COSTUMES:  Since Elizabethan theatre did not make use of lavish scenery, instead leaving the stage largely bare with a few key props, the main visual appeal on stage was in the costumes. Costumes were often bright in color and visually entrancing. Costumes were expensive, however, so usually players wore contemporary clothing regardless of the time period of the play. Occasionally, a lead character would wear a conventionalized version of more historically accurate garb, but secondary characters would nonetheless remain in contemporary clothing.  (http://en.wikipedia.org/wiki/English_Renaissance_theatre)

 

-Shakespeare:  Born on April 26, 1564, and died on April 23, 1616.  His surviving works include 38 plays, 154 sonnets, and other poems. His career in writing probably began in the mid-1580s.  His plays were performed only by the Lord Chamberlain’s Men, a playing company in London that included Shakespeare himself.  When Queen Elizabeth died in 1603, James I granted them a royal patent and they became known as the King’s Men.  In 1599, a partnership of company members built the Globe Theatre.

 

-The Globe Theatre:  

PHYSICAL: At the base of the stage, there was an area called the pit or yard where, for a penny, people (the "groundlings") would stand on the rush-strewn earthen floor to watch the performance. During the excavation of the Globe in 1989 a layer of nutshells was found, pressed into the dirt flooring so as to form a new surface layer. A rectangle stage platform, also known as an 'apron stage', thrust out into the middle of the open-air yard. On this stage, there was a trap door for use by performers to enter from the "cellarage" area beneath the stage. No electrical lighting, so most plays take place in daylight.

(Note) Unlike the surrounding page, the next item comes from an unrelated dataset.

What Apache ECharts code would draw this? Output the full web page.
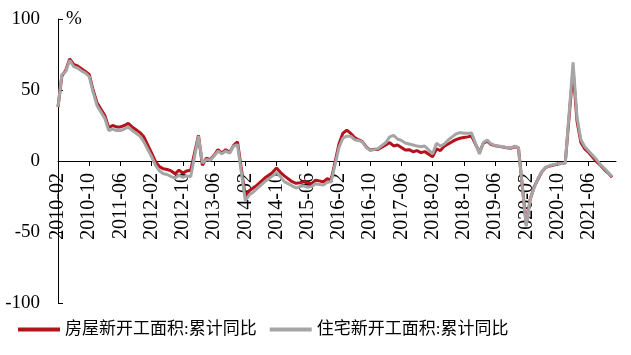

AUDIENCE:  Characters in Shakespeare plays don’t talk to themselves – always talking to another character, God, or the audience.  The audience plays an active role in the play.  They think Shakespeare includes so much comedy even in his tragic plays in order to keep audiences entertained.  Environment would be more like a basketball game than like modern theatre.  (Read “Performances” section ofhttp://www.theatrehistory.com/british/bellinger001.html:

 

Public performances generally took place in the afternoon, beginning about three o'clock and lasting perhaps two hours. Candles were used when daylight began to fade. The beginning of the play was announced by the hoisting of a flag and the blowing of a trumpet. There were playbills, those for tragedy being printed in red. Often after a serious piece a short farce was also given; and at the close of the play the actors, on their knees, recited an address to the king or queen. The price of entrance varied with the theater, the play, and the actors; but it was roughly a penny to sixpence for the pit, up to half a crown for a box. A three-legged stool on the stage at first cost sixpence extra; but this price was later doubled.

The house itself was not unlike a circus, with a good deal of noise and dirt. Servants, grooms, 'prentices and mechanics jostled each other in the pit, while more or less gay companies filled the boxes. Women of respectability were few, yet sometimes they did attend; and if they were very careful of their reputations they wore masks. On the stage, which ran far out into the auditorium, would be seated a few of the early gallants, playing cards, smoking, waited upon by their pages; and sometimes eating nuts or apples and throwing things out among the crowd.